Dr. Kenneth T. Kosche, born in 1947, holds a DMA in choral music and served on the faculty in the music department at Concordia University Wisconsin from 1978 to 2009. In those 31 years, Kosche conducted the school’s two choirs and taught classes in composition, conducting, and choral literature.
Kosche also conducted the Lutheran A Cappella Choir of Milwaukee for nine years, from 1979 to 1988, and has been a parish musician since before he began teaching at Concordia. Kosche now lives in Billings, Montana, where he is organist at Trinity Lutheran Church.

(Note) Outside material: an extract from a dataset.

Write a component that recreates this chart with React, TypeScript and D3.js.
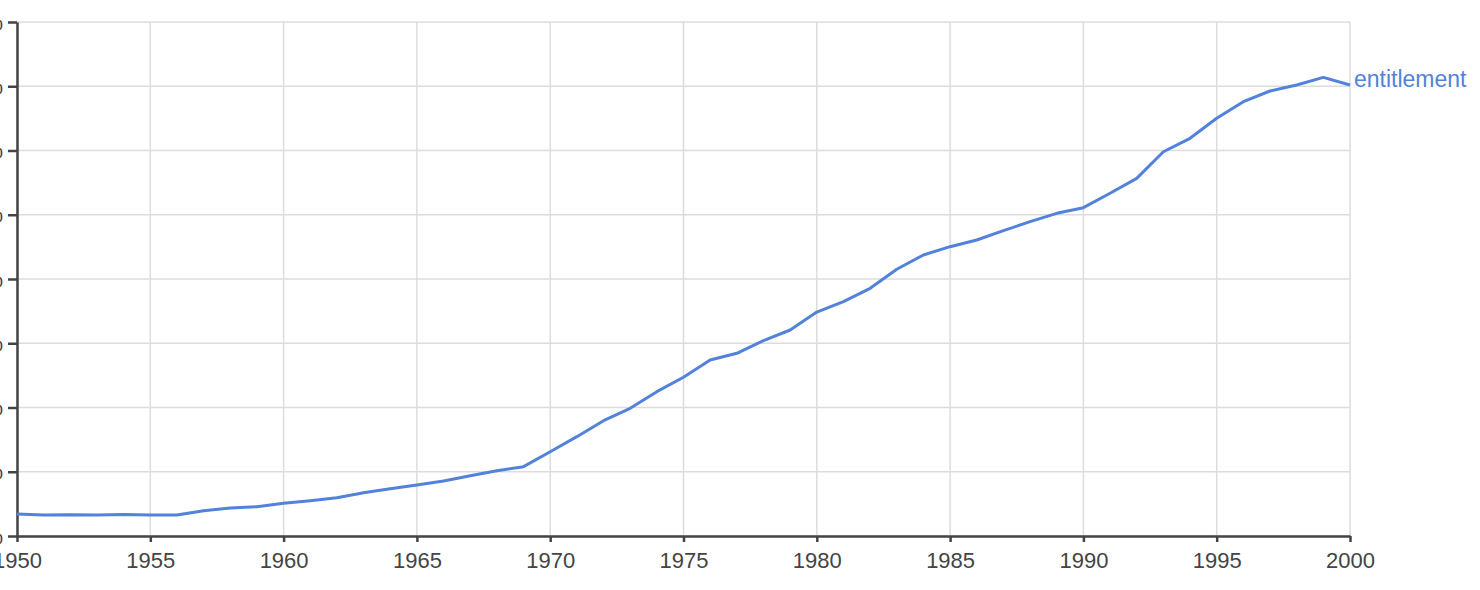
import * as d3 from "d3";
import { useEffect, useRef } from "react";

// share of the word, in units of 0.0000001 %
const years = d3.range(1950, 2001);
const entitlement = [
  3.42, 3.27, 3.32, 3.27, 3.35, 3.27, 3.27, 3.94, 4.36, 4.56,
  5.09, 5.49, 5.96, 6.74, 7.36, 7.94, 8.56, 9.39, 10.16, 10.79,
  13.12, 15.46, 17.95, 19.88, 22.46, 24.7, 27.39, 28.44, 30.4, 32.06,
  34.86, 36.47, 38.55, 41.51, 43.74, 45.03, 46.07, 47.52, 48.92, 50.22,
  51.1, 53.34, 55.67, 59.81, 61.9, 65.01, 67.6, 69.26, 70.19, 71.39,
  70.19,
];
const seriesName = "entitlement";
const yTicks = [0, 10, 20, 30, 40, 50, 60, 70, 80];
const xTicks = [1950, 1955, 1960, 1965, 1970, 1975, 1980, 1985, 1990, 1995, 2000];

const App = () => {
  const ref = useRef<SVGSVGElement>(null);

  useEffect(() => {
    const svg = d3.select(ref.current);
    svg.selectAll("*").remove();

    const left = 17,
      right = 1350,
      top = 22,
      bottom = 536;
    const font = "Liberation Sans, Arial, sans-serif";

    const x = d3.scaleLinear().domain([1950, 2000]).range([left, right]);
    const y = d3.scaleLinear().domain([0, 80]).range([bottom, top]);

    // grid
    const grid = svg.append("g");
    grid
      .selectAll(".hg")
      .data(yTicks)
      .enter()
      .append("line")
      .attr("x1", left)
      .attr("x2", right)
      .attr("y1", (d) => y(d))
      .attr("y2", (d) => y(d))
      .attr("stroke", "#dcdcdc")
      .attr("stroke-width", 1.5);
    grid
      .selectAll(".vg")
      .data(xTicks)
      .enter()
      .append("line")
      .attr("x1", (d) => x(d))
      .attr("x2", (d) => x(d))
      .attr("y1", top)
      .attr("y2", bottom)
      .attr("stroke", "#dcdcdc")
      .attr("stroke-width", 1.5);

    // y axis (labels run off the left edge, as in the original)
    const yAxis = svg
      .append("g")
      .attr("transform", `translate(${left},0)`)
      .call(
        d3
          .axisLeft(y)
          .tickValues(yTicks)
          .tickSize(9)
          .tickSizeOuter(0)
          .tickPadding(5)
          .tickFormat((d) => `${((d as number) * 1e-7).toFixed(7)}%`)
      );
    yAxis.select(".domain").attr("stroke", "#444").attr("stroke-width", 2.5);
    yAxis.selectAll(".tick line").attr("stroke", "#444").attr("stroke-width", 2.5);
    yAxis
      .selectAll(".tick text")
      .attr("fill", "#444")
      .style("font-size", "22px")
      .style("font-family", font);

    // x axis
    const xAxis = svg
      .append("g")
      .attr("transform", `translate(0,${bottom})`)
      .call(
        d3
          .axisBottom(x)
          .tickValues(xTicks)
          .tickSize(6)
          .tickSizeOuter(0)
          .tickPadding(10)
          .tickFormat(d3.format("d"))
      );
    xAxis.select(".domain").attr("stroke", "#444").attr("stroke-width", 2.5);
    xAxis.selectAll(".tick line").attr("stroke", "#444").attr("stroke-width", 2.5);
    xAxis
      .selectAll(".tick text")
      .attr("fill", "#444")
      .style("font-size", "22px")
      .style("font-family", font);

    // line
    const line = d3
      .line<number>()
      .x((_, i) => x(years[i]))
      .y((d) => y(d));

    svg
      .append("path")
      .datum(entitlement)
      .attr("d", line)
      .attr("fill", "none")
      .attr("stroke", "#5282db")
      .attr("stroke-width", 3)
      .attr("stroke-linejoin", "round");

    svg
      .append("text")
      .attr("x", x(2000) + 4)
      .attr("y", y(entitlement[entitlement.length - 1]) + 2)
      .attr("fill", "#5282db")
      .style("font-size", "23px")
      .style("font-family", font)
      .text(seriesName);
  }, []);

  return (
    <svg
      ref={ref}
      width={1480}
      height={590}
      style={{ position: "absolute", left: 0, top: 0, background: "#fff" }}
    />
  );
};

export default App;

Musical Influence on the LCMS
Kosche’s musical influence in The Lutheran Church—Missouri Synod has been prominent for decades. He wrote the tune “In Paradisum” that is set to Paul Gerhardt’s Christmas hymn “O Jesus Christ, Thy Manger Is” (#372 in Lutheran Service Book) and the setting of “Restoration” that accompanies the hymn “All for Christ I Have Forsaken” (#753 in Lutheran Service Book).
At Concordia Publishing House, Kosche has composed dozens of choral scores and organ and piano literature, most recently an SATB setting of “O Jesus, King Most Wonderful,” commissioned for the 50th anniversary of Christ the King Lutheran Chapel in Mount Pleasant, Michigan.
Shifting from University to Parish Music
Kosche has the unique experience of conducting and teaching at the university level while also being steeped in parish music for years. Not only has he trained and worked with generations of musical leaders in the Church, but he’s also worked with parishioners and volunteers at local congregations.
“There’s a tremendous difference. It’s a really big shift, but you also have to have some expectations,” Kosche said of shifting from the university to the parish. “It takes time and encouraging and the attitude that ‘We’re going to do this.’ But if you have some expectations, people will come through.”
Kosche said he’s often composed two-part settings for parish choirs as a way to introduce hymns, psalms, and other liturgical songs. Doing so would help create a regular culture of singing and musical literacy, he said.
“You can’t despair of singing simple things. Simple doesn’t have to be simple-minded,” Kosche said. “Take a simple tune or a hymn and sing the hymn and have the choir sing some stanzas so that they’re singing together.”
Kosche also said that planning ahead as a parish musician helps both the organizer of music and the volunteer musicians to have a sense of intentionality and routine.
“There’s nothing like planning ahead. If you simply go from week to week, people don’t know what you’re doing,” Kosche said. “You have to look ahead and talk to folks ahead of time. To have some flexibility and be able to work with people really matters, because they’re not doing it for you. They’re doing it for the Church.”
Even after retiring from Concordia, Kosche has continued to serve the Church musically at his local parish, and continues to teach students organ lessons and reach musicians across the country with his compositions and insight.
“The Lord has always made a way,” Kosche said. “If you’ve got the gifts and the attitude that can serve, God will never say no. You have to have a servant heart and also recognize it when you see it in somebody else.”